→ Directive: Write out again exactly the lines from the one containing "Recreate this image" through the one containing "import pandas as pd", both included, and omit the pictures.

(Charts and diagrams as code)

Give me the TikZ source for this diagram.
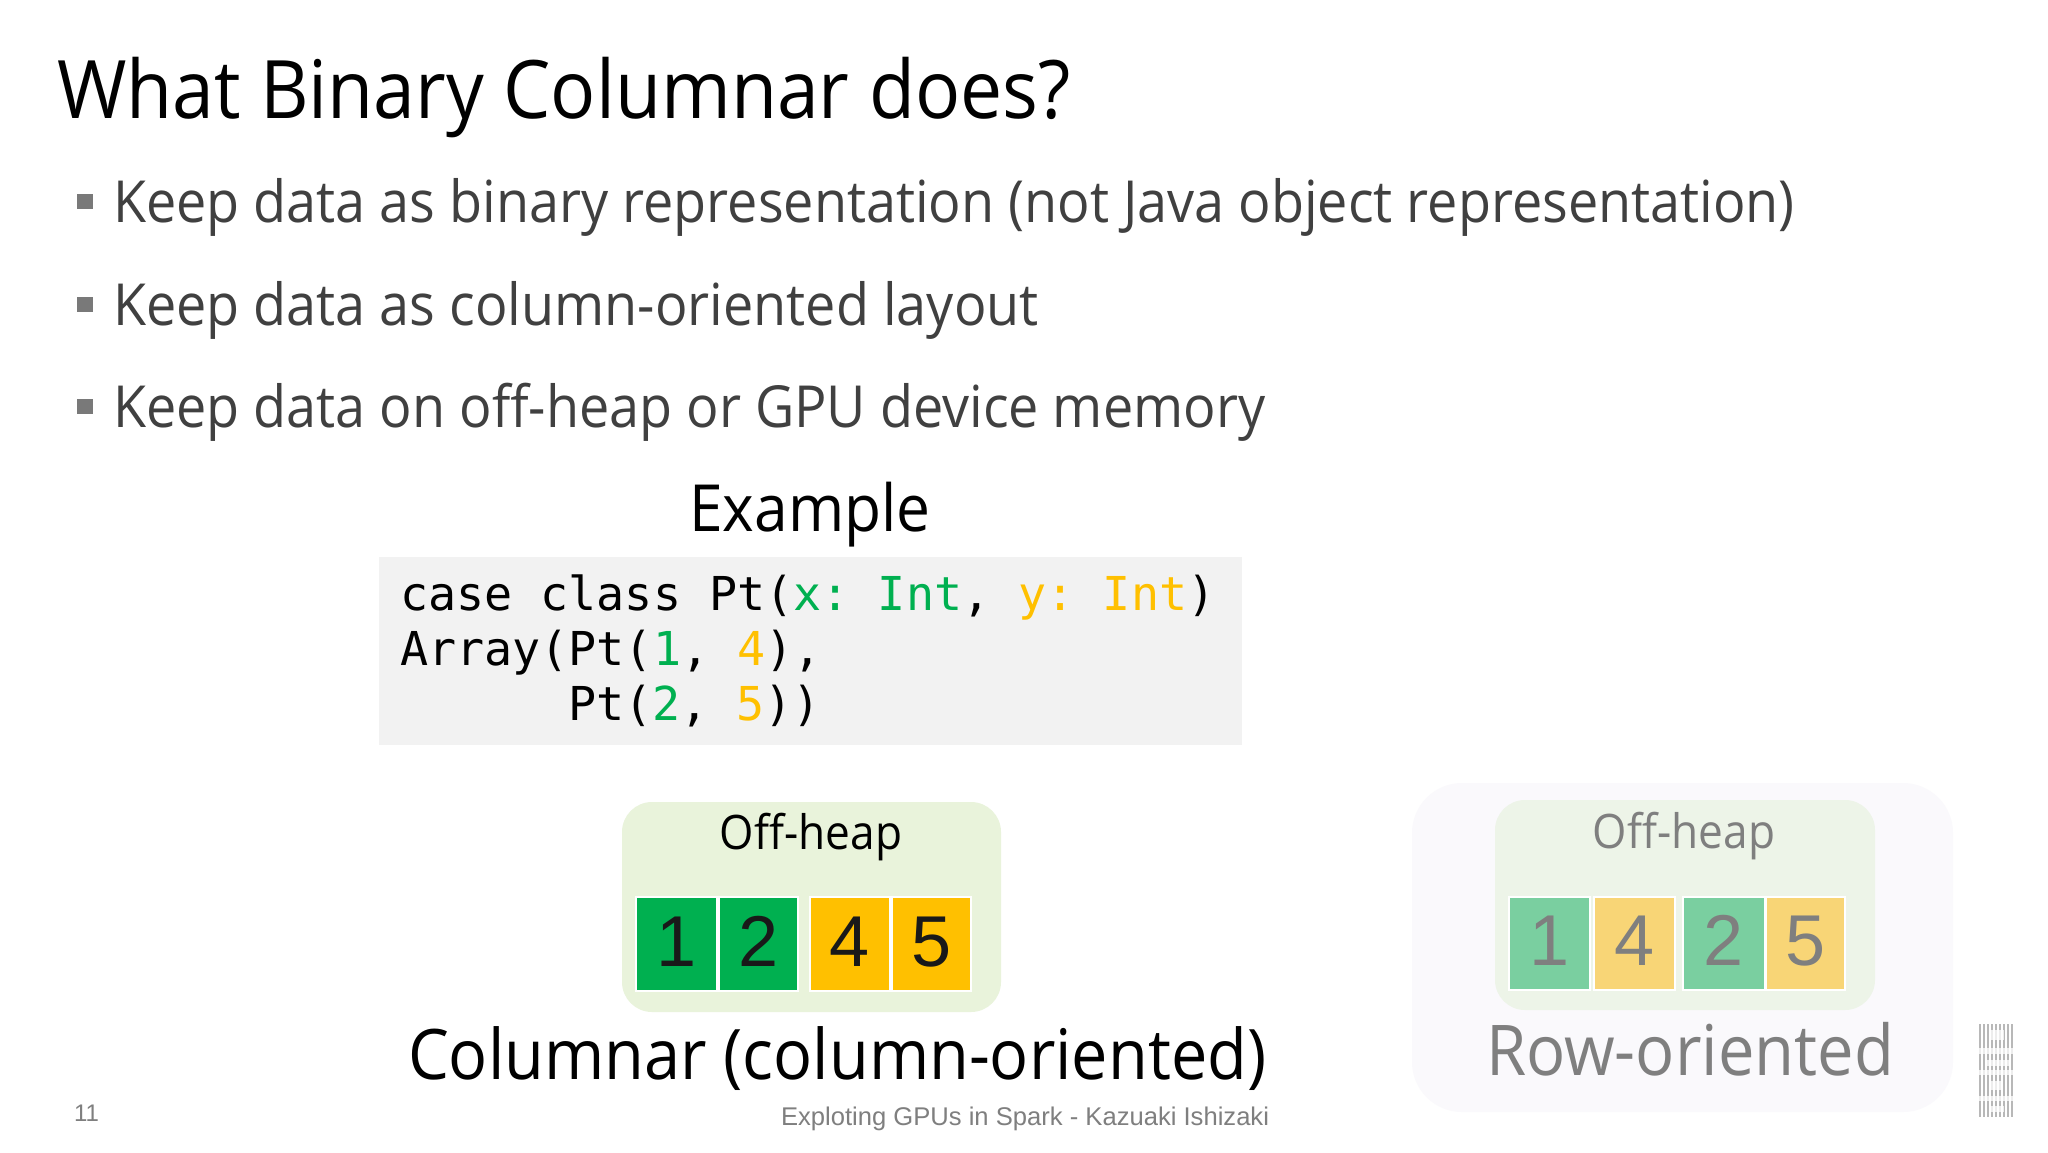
\documentclass[tikz,border=0pt]{standalone}
\usepackage{fontspec}
\setmainfont{Open Sans}[FakeStretch=0.93]
\newfontfamily\codefont{DejaVu Sans Mono}
\newfontfamily\arialfont{Liberation Sans}
\definecolor{bodygray}{HTML}{404040}
\definecolor{gr}{HTML}{00B050}
\definecolor{og}{HTML}{FFC000}
\definecolor{lgr}{HTML}{E9F3DB}
\definecolor{fgr}{HTML}{7ACFA0}
\definecolor{fog}{HTML}{F8D576}
\definecolor{flg}{HTML}{EDF4E8}
\definecolor{outerbox}{HTML}{FAF9FC}
\definecolor{codebg}{HTML}{F2F2F2}
\definecolor{fadetext}{HTML}{7F7F7F}
\newcommand{\fsz}[1]{\fontsize{#1pt}{#1pt}\selectfont}
\frenchspacing
\tikzset{
  txt/.style={inner sep=0pt,outer sep=0pt,anchor=base west},
  ctxt/.style={inner sep=0pt,outer sep=0pt,anchor=base},
  box/.style={rounded corners=#1,draw=none},
  cell/.style={draw=white,line width=2pt},
  bul/.style={fill=bodygray!70,draw=none},
}
\begin{document}
\begin{tikzpicture}[x=1pt,y=-1pt]
\useasboundingbox (0,0) rectangle (2048,1152);
\fill[white] (0,0) rectangle (2048,1152);
\node[txt] (title) at (57,118) {\fsz{80.7}What Binary Columnar does?};
\foreach \yy/\nm/\tx in {
  222/a/{Keep data as binary representation (not Java object representation)},
  325/b/{Keep data as column-oriented layout},
  427/c/{Keep data on off-heap or GPU device memory}}{
  \fill[bul] (77,\yy-28) rectangle (93,\yy-13);
  \node[txt,text=bodygray] (bl\nm) at (113,\yy) {\fsz{58}\tx};
}
\node[ctxt] (example) at (810,531) {\fsz{65}Example};
\fill[codebg] (379,557) rectangle (1242,745);
\node[txt] (c1) at (400,610) {\fsz{46.7}\codefont case class Pt(\textcolor{gr}{x: Int}, \textcolor{og}{y: Int})};
\node[txt] (c2) at (400,665) {\fsz{46.7}\codefont Array(Pt(\textcolor{gr}{1}, \textcolor{og}{4}),};
\node[txt] (c3) at (568,720) {\fsz{46.7}\codefont Pt(\textcolor{gr}{2}, \textcolor{og}{5}))};
% outer faded panel
\fill[box=50pt,outerbox] (1412,783) rectangle (1953,1112);
% columnar
\fill[box=30pt,lgr] (622,802) rectangle (1001,1012);
\node[ctxt] (oh1) at (811,849.5) {\fsz{47.5}Off-heap};
\foreach \xa/\xb/\col/\d in {636/717/gr/1,719/798/gr/2,810/890/og/4,892/971/og/5}{
  \filldraw[cell,fill=\col] (\xa,897) rectangle (\xb,991);
  \node[ctxt,text=black!90] (n\d) at ({(\xa+\xb)/2},966) {\fsz{72}\arialfont\d};
}
\node[txt] (coltitle) at (408,1079) {\fsz{69.7}Columnar (column-oriented)};
% row
\fill[box=30pt,flg] (1495,800) rectangle (1875,1010);
\node[ctxt,text=fadetext] (oh2) at (1684,848) {\fsz{47.5}Off-heap};
\foreach \xa/\xb/\col/\d in {1509/1590/fgr/1,1594/1675/fog/4,1683/1765/fgr/2,1766/1845/fog/5}{
  \filldraw[cell,fill=\col] (\xa,897) rectangle (\xb,990);
  \node[ctxt,text=fadetext] (r\d) at ({(\xa+\xb)/2},965) {\fsz{72}\arialfont\d};
}
\node[txt,text=fadetext] (rowtitle) at (1486,1075) {\fsz{70}Row-oriented};
% footer
\node[txt,text=fadetext] (pg) at (74,1121) {\fsz{24}\arialfont 11};
\node[txt,text=fadetext] (foot) at (781,1125) {\fsz{25.6}\arialfont Exploting GPUs in Spark - Kazuaki Ishizaki};
% logo
\foreach \xx in {1979,1983,1987,1991,1995,1999,2003,2007,2011}
  \fill[black!28] (\xx,1024) rectangle (\xx+2,1117);
\foreach \ya/\yb/\xa/\xb in {1048/1054/1976/2016,1070/1075/1976/2016,1096/1101/1976/2016,1030/1040/1990/2004,1060/1066/1985/2010,1081/1090/1990/2002,1106/1112/1990/2004}
  \fill[white,opacity=.75] (\xa,\ya) rectangle (\xb,\yb);
\end{tikzpicture}
\end{document}
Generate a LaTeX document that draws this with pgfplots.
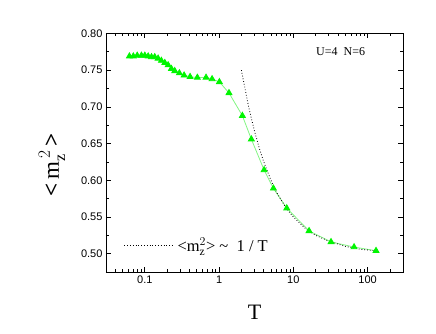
\documentclass[border=0pt]{standalone}
\usepackage{fontspec}
\setmainfont{Liberation Serif}
\newfontfamily\arial{Liberation Sans}
\usepackage{pgfplots}
\pgfplotsset{compat=1.18}
\definecolor{mgreen}{RGB}{0,245,0}
\definecolor{lgreen}{RGB}{130,245,130}

\begin{document}
\begin{tikzpicture}
\begin{semilogxaxis}[
  name=ax,
  scale only axis,
  width=297bp, height=238.5bp,
  xmin=0.03, xmax=300,
  ymin=0.475, ymax=0.80,
  xtick={0.1,1,10,100},
  xticklabels={0.1,1,10,100},
  minor xtick={0.04,0.05,0.06,0.07,0.08,0.09,0.2,0.3,0.4,0.5,0.6,0.7,0.8,0.9,
               2,3,4,5,6,7,8,9,20,30,40,50,60,70,80,90,200},
  ytick={0.50,0.55,0.60,0.65,0.70,0.75,0.80},
  minor ytick={0.475,0.525,0.575,0.625,0.675,0.725,0.775},
  yticklabel style={/pgf/number format/.cd, fixed, fixed zerofill, precision=2},
  /pgf/number format/assume math mode=true,
  tick label style={font=\arial\fontsize{11bp}{13bp}\selectfont},
  major tick length=5bp, minor tick length=3bp,
  tick style={black, line width=0.7bp},
  axis line style={line width=0.9bp},
  xlabel={T},
  xlabel style={font=\fontsize{22bp}{24bp}\selectfont, at={(axis description cs:0.5,-0.168)}, anchor=center},
  ylabel={\textbf{<}\,$\mathrm{m}_{\mathrm{z}}^{\,2}$\,\textbf{>}},
  ylabel style={font=\fontsize{23bp}{25bp}\selectfont, at={(axis description cs:-0.182,0.449)}, anchor=center},
  legend style={at={(axis description cs:0.06,0.112)}, anchor=west, draw=none, fill=none,
                font=\fontsize{16.5bp}{18bp}\selectfont, inner sep=0pt},
  legend cell align=left,
  legend image code/.code={\draw[#1] (0bp,0bp) -- (48bp,0bp);},
  clip=false,
]
% green data series
\addplot[lgreen, line width=0.8bp, mark=triangle*, mark size=3.4bp,
         mark options={solid, fill=mgreen, draw=mgreen}, forget plot] coordinates {
  (0.062,0.769) (0.070,0.769) (0.079,0.770) (0.090,0.770) (0.100,0.770)
  (0.111,0.769) (0.123,0.768) (0.136,0.768) (0.151,0.766) (0.167,0.763)
  (0.186,0.760) (0.206,0.757) (0.228,0.752) (0.253,0.749) (0.292,0.746)
  (0.338,0.743) (0.407,0.741) (0.510,0.740) (0.668,0.740) (0.805,0.738)
  (1.01,0.734) (1.36,0.719) (2.06,0.688) (2.72,0.656) (4.04,0.614)
  (5.39,0.589) (8.16,0.562) (16.3,0.531) (32.2,0.516) (65.8,0.509) (130,0.504)
};
% high-temperature curve
\addplot[black, dotted, line width=0.8bp] coordinates {
  (2,0.750) (2.5,0.700) (3,0.667) (3.5,0.643) (4,0.625) (5,0.600) (6,0.583)
  (8,0.562) (10,0.550) (15,0.533) (20,0.525) (30,0.517) (50,0.510) (80,0.506) (130,0.504)
};
\addlegendentry{\,<$\mathrm{m}_{\mathrm{z}}^{2}$>\ \textasciitilde\ \ 1 / T}
\node[font=\fontsize{12bp}{14bp}\selectfont, anchor=center] at (axis description cs:0.79,0.925) {U=4\ \ N=6};
\end{semilogxaxis}
\pgfresetboundingbox
\path[use as bounding box] ([shift={(-106bp,-62bp)}]ax.south west) rectangle ([shift={(33bp,33.5bp)}]ax.north east);
\end{tikzpicture}
\end{document}
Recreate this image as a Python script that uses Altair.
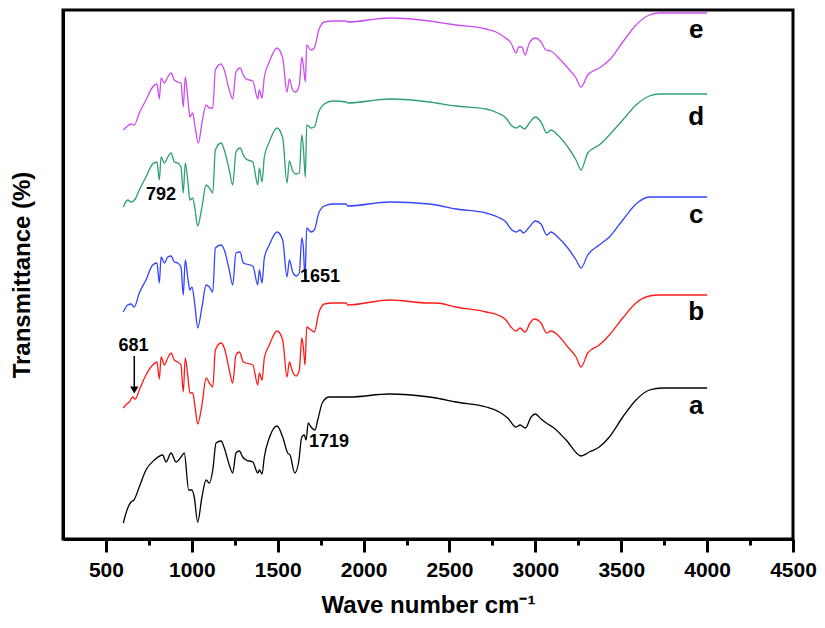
import altair as alt
import pandas as pd

# FTIR spectra: (wave number cm-1, transmittance in arbitrary offset units)
curve_a = [(601,15),(627,30),(646,36),(663,38),(694,51),(733,68),(782,78),(830,83),(850,76),(879,85),
           (908,76),(937,81),(956,85),(982,48),(1001,48),(1014,41),(1034,16),(1059,41),(1083,58),(1102,55),
           (1122,68),(1141,95),(1170,97),(1189,90),(1218,73),(1238,65),(1257,85),(1277,87),(1296,81),(1316,78),
           (1355,76),(1384,65),(1393,68),(1409,64),(1422,81),(1451,100),(1496,112),(1529,101),(1558,85),(1572,83),
           (1599,65),(1622,76),(1640,101),(1655,103),(1665,98),(1678,115),(1694,111),(1717,108),(1733,118),(1762,136),
           (1800,141),(1917,141),(2150,144),(2383,141),(2422,140),(2538,136),(2713,131),(2790,126),(2839,120),(2888,111),
           (2911,113),(2942,110),(2975,121),(3000,124),(3033,119),(3072,114),(3101,111),(3179,98),(3266,82),(3314,86),
           (3372,91),(3431,101),(3509,121),(3586,138),(3664,148),(3742,150),(4000,150)]

curve_b = [(601,130),(621,134),(636,136),(656,141),(671,139),(694,148),(733,163),(772,173),(797,176),(811,159),
           (821,181),(840,173),(860,180),(879,185),(898,178),(918,176),(937,173),(950,146),(962,180),(976,163),
           (989,145),(1005,145),(1019,131),(1034,114),(1059,133),(1083,160),(1102,155),(1122,151),(1137,188),(1170,195),
           (1189,190),(1218,168),(1238,155),(1257,183),(1277,186),(1300,176),(1316,175),(1355,173),(1384,153),(1393,165),
           (1409,158),(1422,180),(1451,193),(1496,207),(1529,198),(1554,161),(1568,176),(1587,166),(1607,162),(1626,168),
           (1640,200),(1649,191),(1659,173),(1669,211),(1694,208),(1713,206),(1739,225),(1771,234),(1820,235),(1898,235),
           (1908,233),(2150,238),(2383,235),(2422,235),(2538,231),(2713,226),(2781,223),(2829,218),(2858,211),(2888,207),
           (2911,210),(2940,206),(2969,215),(2994,219),(3033,215),(3066,205),(3091,207),(3130,203),(3189,191),(3237,181),
           (3266,171),(3305,185),(3372,193),(3431,203),(3509,220),(3586,235),(3664,242),(3722,243),(4000,243)]

curve_c = [(601,226),(627,233),(646,234),(665,231),(694,245),(733,258),(772,273),(797,275),(811,255),(821,281),
           (840,275),(860,281),(879,282),(898,276),(918,275),(937,271),(950,243),(962,278),(976,261),(989,248),
           (1001,251),(1019,231),(1034,210),(1059,231),(1083,253),(1102,251),(1122,246),(1137,290),(1170,293),(1189,288),
           (1218,268),(1238,253),(1257,285),(1281,286),(1300,275),(1316,274),(1355,272),(1384,253),(1393,268),(1409,255),
           (1422,280),(1451,293),(1496,306),(1529,298),(1554,261),(1568,278),(1587,266),(1607,262),(1626,265),(1640,300),
           (1649,291),(1659,260),(1669,310),(1694,306),(1713,308),(1739,325),(1771,332),(1820,334),(1898,334),(1908,332),
           (2150,336),(2383,334),(2422,333),(2538,329),(2713,325),(2781,321),(2829,316),(2858,309),(2888,306),(2911,308),
           (2930,305),(2965,311),(3000,317),(3033,314),(3066,303),(3091,306),(3130,301),(3189,290),(3237,278),(3266,270),
           (3305,283),(3372,293),(3431,301),(3509,318),(3586,334),(3664,341),(3722,341),(4000,341)]

curve_d = [(601,331),(627,338),(646,336),(671,339),(694,348),(733,361),(772,374),(797,376),(811,358),(821,381),
           (840,375),(860,381),(879,385),(898,376),(918,375),(937,371),(950,345),(962,375),(976,358),(989,338),
           (1005,340),(1019,328),(1034,312),(1059,331),(1083,353),(1102,350),(1122,345),(1137,388),(1170,395),(1189,388),
           (1218,368),(1238,353),(1257,386),(1281,390),(1300,383),(1316,379),(1355,376),(1384,353),(1393,370),(1409,356),
           (1422,381),(1451,396),(1496,410),(1529,400),(1554,355),(1568,377),(1587,367),(1607,364),(1626,365),(1640,403),
           (1649,391),(1661,361),(1669,413),(1694,410),(1713,411),(1739,426),(1771,434),(1820,437),(1898,436),(1908,435),
           (2150,439),(2383,436),(2422,435),(2538,432),(2713,429),(2781,425),(2829,420),(2858,413),(2888,410),(2911,412),
           (2936,409),(2965,415),(3000,421),(3033,416),(3066,405),(3091,408),(3130,403),(3189,391),(3237,378),(3266,368),
           (3305,385),(3372,393),(3431,403),(3509,418),(3586,433),(3664,442),(3722,444),(4000,444)]

curve_e = [(601,408),(627,412),(646,414),(665,413),(694,425),(733,438),(772,451),(797,454),(811,439),(821,460),
           (840,455),(860,461),(879,465),(898,458),(918,456),(937,455),(950,431),(962,461),(976,441),(989,421),
           (1005,425),(1019,411),(1038,395),(1059,415),(1083,433),(1102,430),(1122,430),(1137,468),(1170,474),(1189,468),
           (1218,448),(1238,439),(1257,466),(1281,470),(1300,463),(1316,459),(1355,457),(1384,439),(1393,448),(1409,440),
           (1422,461),(1451,476),(1496,490),(1529,480),(1554,446),(1568,459),(1587,448),(1603,446),(1626,453),(1640,481),
           (1649,473),(1661,456),(1669,493),(1694,488),(1713,490),(1739,508),(1771,516),(1820,517),(1898,517),(1908,516),
           (2150,520),(2383,517),(2422,516),(2538,513),(2713,509),(2771,506),(2819,501),(2858,495),(2888,485),(2903,491),
           (2921,491),(2940,483),(2965,495),(3000,500),(3033,496),(3062,488),(3091,487),(3130,481),(3189,470),(3237,460),
           (3266,451),(3305,463),(3372,470),(3431,478),(3509,496),(3586,513),(3664,523),(3722,525),(4000,525)]

series_names = ["a", "b", "c", "d", "e"]
series_colors = ["#000000", "#ff1a1a", "#3344ff", "#2f9e78", "#cc4cf2"]

# curve letters
letter_wn = [3936, 3936, 3936, 3936, 3936]
letter_t = [132, 226, 323, 421, 508]

# peak annotations
peak_labels = ["792", "1651", "1719"]
peak_wn = [733, 1630, 1682]
peak_t = [343, 261, 96]

# label and arrow for 681
arrow_label = ["681"]
arrow_label_wn = [660]
arrow_label_t = [192]
arrow_wn = [665]
arrow_t_start = [182]
arrow_t_end = [150]
arrow_head_t = [148]

FONT = "Liberation Sans"

rows = []
for name, pts in zip(series_names, [curve_a, curve_b, curve_c, curve_d, curve_e]):
    for w, t in pts:
        rows.append({"series": name, "wn": w, "t": t})
df = pd.DataFrame(rows)

x_scale = alt.Scale(domain=[250, 4500], nice=False, zero=False)
y_scale = alt.Scale(domain=[-1, 528], nice=False, zero=False)

x_axis = alt.Axis(
    title="Wave number cm\u207b\u00b9",
    values=list(range(500, 4501, 250)),
    labelExpr="datum.value % 500 === 0 ? datum.label : ''",
    format="d",
    tickSize={"condition": {"test": "datum.value % 500 === 0", "value": 13}, "value": 6},
    tickWidth=3,
    tickColor="black",
    domainWidth=3,
    domainColor="black",
    labelFont=FONT,
    labelFontWeight="bold",
    labelFontSize=21,
    labelColor="black",
    labelPadding=7,
    labelFlush=False,
    labelOverlap=False,
    labelBound=False,
    titleFont=FONT,
    titleFontWeight="bold",
    titleFontSize=24,
    titleColor="black",
    titlePadding=13,
    grid=False,
)

y_axis = alt.Axis(
    title="Transmittance (%)",
    ticks=False,
    labels=False,
    domainWidth=3,
    domainColor="black",
    titleFont=FONT,
    titleFontWeight="bold",
    titleFontSize=24,
    titleColor="black",
    titlePadding=29,
    grid=False,
)

lines = alt.Chart(df).mark_line(strokeWidth=1.3, interpolate="monotone").encode(
    x=alt.X("wn:Q", scale=x_scale, axis=x_axis),
    y=alt.Y("t:Q", scale=y_scale, axis=y_axis),
    color=alt.Color("series:N", scale=alt.Scale(domain=series_names, range=series_colors), legend=None),
    detail="series:N",
)

letters_df = pd.DataFrame({"label": series_names, "wn": letter_wn, "t": letter_t})
letters = alt.Chart(letters_df).mark_text(
    font=FONT, fontWeight="bold", fontSize=26, color="black", align="center", baseline="middle"
).encode(x="wn:Q", y="t:Q", text="label:N")

peaks_df = pd.DataFrame({"label": peak_labels, "wn": peak_wn, "t": peak_t})
peaks = alt.Chart(peaks_df).mark_text(
    font=FONT, fontWeight="bold", fontSize=18, color="black", align="left", baseline="middle"
).encode(x="wn:Q", y="t:Q", text="label:N")

arrow_label_df = pd.DataFrame({"label": arrow_label, "wn": arrow_label_wn, "t": arrow_label_t})
arrow_text = alt.Chart(arrow_label_df).mark_text(
    font=FONT, fontWeight="bold", fontSize=18, color="black", align="center", baseline="middle"
).encode(x="wn:Q", y="t:Q", text="label:N")

arrow_df = pd.DataFrame({"wn": arrow_wn, "t0": arrow_t_start, "t1": arrow_t_end, "th": arrow_head_t})
arrow_line = alt.Chart(arrow_df).mark_rule(color="black", strokeWidth=1.5).encode(
    x="wn:Q", y="t0:Q", y2="t1:Q"
)
arrow_head = alt.Chart(arrow_df).mark_point(
    shape="triangle-down", filled=True, color="black", size=70, opacity=1
).encode(x="wn:Q", y="th:Q")

chart = alt.layer(lines, letters, peaks, arrow_text, arrow_line, arrow_head).properties(
    width=730,
    height=529,
    autosize=alt.AutoSizeParams(type="none"),
    padding={"left": 55, "top": 2, "right": 24, "bottom": 81},
).configure_view(
    stroke="black", strokeWidth=3
)

chart.save("out.html", embed_options={"renderer": "svg", "actions": False})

→ Exercise answer:
Recreate this image as a Python script that uses Altair.
import altair as alt
import pandas as pd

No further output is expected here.